2014: The year of JOY

7 Jan

JOY is my new favorite word.  I preached about it on Christmas Eve [“I bring you great tidings of great JOY”] and I just wrote the following for the local newspaper.  Writing my dues for the pastor’s column is usually slightly the bane of my existence but today it came relatively easily.

It’s that time again.  The time when we think about our goals and our resolutions for the coming year.  Are you the kind of person who makes resolutions?  Maybe to go to bed earlier.  To eat less sugar.  To send a piece of handwritten mail each week.  To [fill in the blank].  I used to set resolutions like that.  But then you know what?  I never ended up following them.  Instead of checking things off the resolution list and feeling better, I ended up feeling bad.  Like I had dropped the ball.  Like I had failed.  This year, I have chosen one over-arching goal for the new year.  For life.  I’m going to look for joy.  Notice that I didn’t say that I’m going to create joy.  Sure, I might, but mainly – I’m going to look for joy and then I’m going to call it out.  I’m going to name it.  I’m going to look for joy because within that joy we encounter God.  A French priest and philosopher, Pierre Teilhard de Chardin, once said it this way: Joy is the most infallible sign of the presence of God.  Joy exists all around us.  God’s presence is all around us.  In a smile, in excitement, in a conversation or reassuring touch.  In sharing a meal with people we love or people we’ve just met.  In a stranger’s greeting or a parting hug.  Where do you find joy in your everyday?  Can you name God’s presence in the ordinary joyful places of each hour?  That’s my resolution.  To look for joy and thereby be reminded of God’s presence all around, in the extraordinary and the ordinary.  Because joy is the most infallible sign of the presence of God.
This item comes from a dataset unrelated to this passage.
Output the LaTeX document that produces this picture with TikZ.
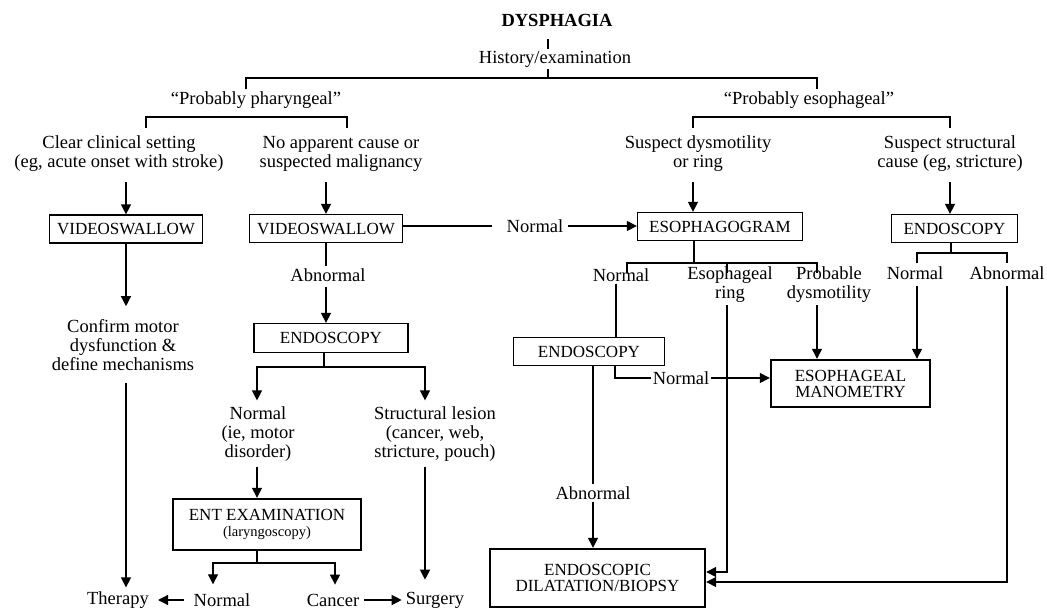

I am just so in love with that quote.  I found it on an old bookmark that I picked up from someone’s discarded papers; I don’t even remember where.  It’s actually a bookmark to commemorate someone’s ordination.  On the back is the name of a pastor and date of ordination from the 1960s; on the front is the quote about joy.  I love it.  It hangs in my entryway.

Join me in naming joy this year?  So often we are convinced and told that we need to create joy or that joy is only found in happiness.  I think not completely either of those is true.  Joy is already here, in sad days and in happy days.  We just have to find it and call it like we see it.